What are the different types of construction?

Guest Post by Aaron

There are a variety of house construction methods available for your new build.

Each method has its own advantages and some are more popular than others.

Most Australian builders are used to building brick veneer, with the exception of Western Australia masonry(double brick),double are more popular.

There are also many alternative construction methods and materials.

The choice of method affects the finished look, the eco credentials, the ease of manually handling the materials and the budget.

It is important to choose the best building method for the outcome you require.

It not only affects the cost and design of your home but it also affects the maintenance requirements and long term value.

It can even affect your home’s efficiency, influencing your monthly bills.

Here are the different types of construction methods to help you decide which is right for you.

Masonry

Masonry homes are built from block, stone or brick.

Autoclaved Aerated Concrete (AAC) is a common lightweight block that provides strength and is an excellent insulation and sound blocker.

It can be covered with render, stone veneer or even clading for an easy and cost-effective finish.

Brick homes typically include an inner wall of block and outer brick or stone veneer wall.

Wood Framing / Brick Veneer

Wood framing consists of the main structure of prefabricated panels and trusses connected using nails or screws to form walls, floors, roofs and ceilings.

It is low cost and has design versatility as well as being quick and easy to construct.

A drawback of wood is that, if incorrectly treated, suffer damage in the form of rot, swelling, mould or attack from termites.

Being very lightweight it is quite a poor sound insulator insulator although added insulation can give great acoustic and thermal insulation.

Budget houses can be clad with timber or covered with a brick skin (brick veneer).

Steel Framing

This is similar to wood framing but offers more long-term durability and fewer flaws.

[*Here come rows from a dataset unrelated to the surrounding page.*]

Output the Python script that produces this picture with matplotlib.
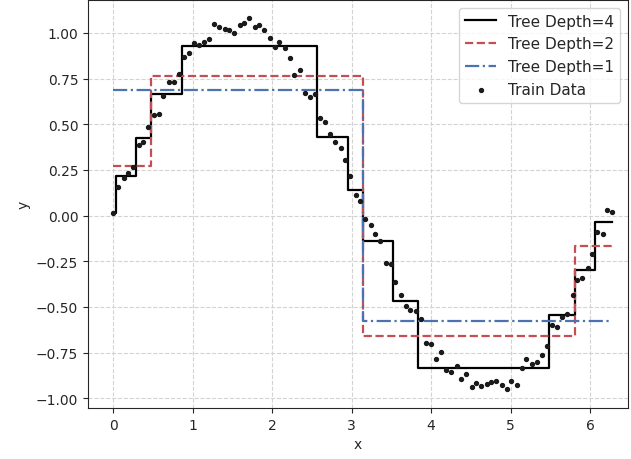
import numpy as np
import matplotlib
matplotlib.use('Agg')
import matplotlib.pyplot as plt

# train data (100 points over 0..2pi)
x_train = [0.00, 0.06, 0.13, 0.19, 0.25, 0.32, 0.38, 0.44, 0.51, 0.57,
           0.63, 0.70, 0.76, 0.83, 0.89, 0.95, 1.02, 1.08, 1.14, 1.21,
           1.27, 1.33, 1.40, 1.46, 1.52, 1.59, 1.65, 1.71, 1.78, 1.84,
           1.90, 1.97, 2.03, 2.09, 2.16, 2.22, 2.28, 2.35, 2.41, 2.48,
           2.54, 2.60, 2.67, 2.73, 2.79, 2.86, 2.92, 2.98, 3.05, 3.11,
           3.17, 3.24, 3.30, 3.36, 3.43, 3.49, 3.55, 3.62, 3.68, 3.74,
           3.81, 3.87, 3.93, 4.00, 4.06, 4.12, 4.19, 4.25, 4.32, 4.38,
           4.44, 4.51, 4.57, 4.63, 4.70, 4.76, 4.82, 4.89, 4.95, 5.01,
           5.08, 5.14, 5.20, 5.27, 5.33, 5.39, 5.46, 5.52, 5.58, 5.65,
           5.71, 5.78, 5.84, 5.90, 5.97, 6.03, 6.09, 6.16, 6.22, 6.28]

y_train = [0.013, 0.158, 0.208, 0.235, 0.268, 0.388, 0.404, 0.486, 0.550, 0.557,
           0.654, 0.729, 0.729, 0.774, 0.866, 0.889, 0.942, 0.933, 0.951, 0.969,
           1.049, 1.030, 1.024, 1.018, 1.000, 1.042, 1.053, 1.079, 1.030, 1.044,
           1.016, 0.971, 0.921, 0.951, 0.920, 0.860, 0.769, 0.798, 0.672, 0.649,
           0.663, 0.536, 0.514, 0.445, 0.404, 0.370, 0.304, 0.219, 0.115, 0.082,
           -0.018, -0.051, -0.098, -0.140, -0.260, -0.266, -0.362, -0.437, -0.497, -0.514,
           -0.521, -0.568, -0.696, -0.705, -0.783, -0.749, -0.847, -0.854, -0.821, -0.896,
           -0.867, -0.938, -0.914, -0.932, -0.920, -0.910, -0.903, -0.925, -0.951, -0.907,
           -0.925, -0.832, -0.787, -0.810, -0.801, -0.763, -0.714, -0.597, -0.608, -0.557,
           -0.536, -0.432, -0.355, -0.340, -0.286, -0.211, -0.091, -0.098, 0.033, 0.022]

# regression tree fits: split points and leaf values
depth4_splits = [0.03, 0.29, 0.48, 0.86, 2.57, 2.95, 3.14, 3.52, 3.84, 5.49, 5.81, 6.06]
depth4_values = [0.013, 0.217, 0.426, 0.665, 0.930, 0.429, 0.139, -0.139, -0.466,
                 -0.835, -0.546, -0.298, -0.034]
depth2_splits = [0.48, 3.14, 5.81]
depth2_values = [0.270, 0.764, -0.657, -0.166]
depth1_splits = [3.14]
depth1_values = [0.685, -0.579]

x_start, x_end = 0.0, 6.28


def step_xy(splits, values):
    xs = [x_start] + list(splits) + [x_end]
    ys = list(values) + [values[-1]]
    return xs, ys


plt.rcParams['font.family'] = ['DejaVu Sans']
dark = '#262626'

fig = plt.figure(figsize=(6.31, 4.60), dpi=100)
ax = fig.add_axes([88 / 631, 51 / 460, 540 / 631, 408 / 460])

xs, ys = step_xy(depth4_splits, depth4_values)
ax.step(xs, ys, where='post', color='k', lw=1.6, label='Tree Depth=4')
xs, ys = step_xy(depth2_splits, depth2_values)
ax.step(xs, ys, where='post', color='#C44E52', lw=1.6, ls='--', label='Tree Depth=2')
xs, ys = step_xy(depth1_splits, depth1_values)
ax.step(xs, ys, where='post', color='#4C72B0', lw=1.6, ls='-.', label='Tree Depth=1')
ax.scatter(x_train, y_train, s=8, color='#1a1a1a', label='Train Data', zorder=3)

ax.set_xlim(-0.318, 6.478)
ax.set_ylim(-1.053, 1.180)
ax.set_yticks([-1.0, -0.75, -0.5, -0.25, 0.0, 0.25, 0.5, 0.75, 1.0])
ax.grid(True, ls='--', color='#d3d3d3', lw=0.8)
ax.set_axisbelow(True)

for sp in ax.spines.values():
    sp.set_color(dark)
ax.tick_params(colors=dark, labelsize=10)
ax.set_xlabel('x', color=dark)
ax.set_ylabel('y', color=dark)

leg = ax.legend(loc='upper right', fontsize=11)
for t in leg.get_texts():
    t.set_color(dark)

fig.savefig('out.png', dpi=100)
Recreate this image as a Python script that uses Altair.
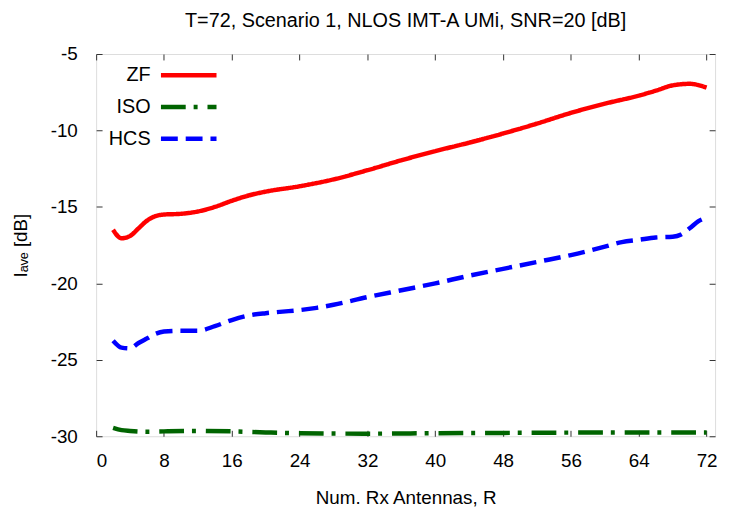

It costs slightly more than wood but has a predictable finish that results in straighter walls and a tightly constructed home.

Although steel framing is a thermally conductive material  proper detailing can address the problems

Concrete

Homes constructed with concrete can use cast-in-place concrete, precast panels or insulated-concrete forms that contain integral insulation.

Whichever method you choose, concrete homes provide long-lasting durability and strength with very little maintenance.

Concrete constructed buildings require specialist concrete repairs and this material is most commonly used on heritage buildings.

The restoration can be challenging but the use of this method offers a high level of fire and pest resistance and it can withstand high winds and tough storms.

Concrete homes tend to cost more than the more conventional ways to build a house and often require specialist builders to ensure quality finishes.

Green techniques

Eco-friendly built homes include straw bale, mud brick, and earth mound methods.

These homes are energy-efficient and can be built on a budget provided you are prepared to put in a fair bit of effort yourself.

Straw bale homes represent a sustainable and eco-friendly design with enormous potential.

Earth mound homes, including those made from adobe and those sheltered underground, provide another energy-efficient design possibility.

Structured insulated panels (SIPs) are one of the most widely used green construction methods.

They consist of sheets of foam insulated sandwiched between sheets of aluminium, steel, plywood or fibre cement.

These panels form the walls, floor and ceiling of a home to create a virtually unbeatable level of energy efficiency and watertight construction.

A SIP home tends to be well insulated and draft free, so it needs less energy to heat and cool than a typical stick frame.

This means you will need a smaller heating and cooling system, saving you money and the environment.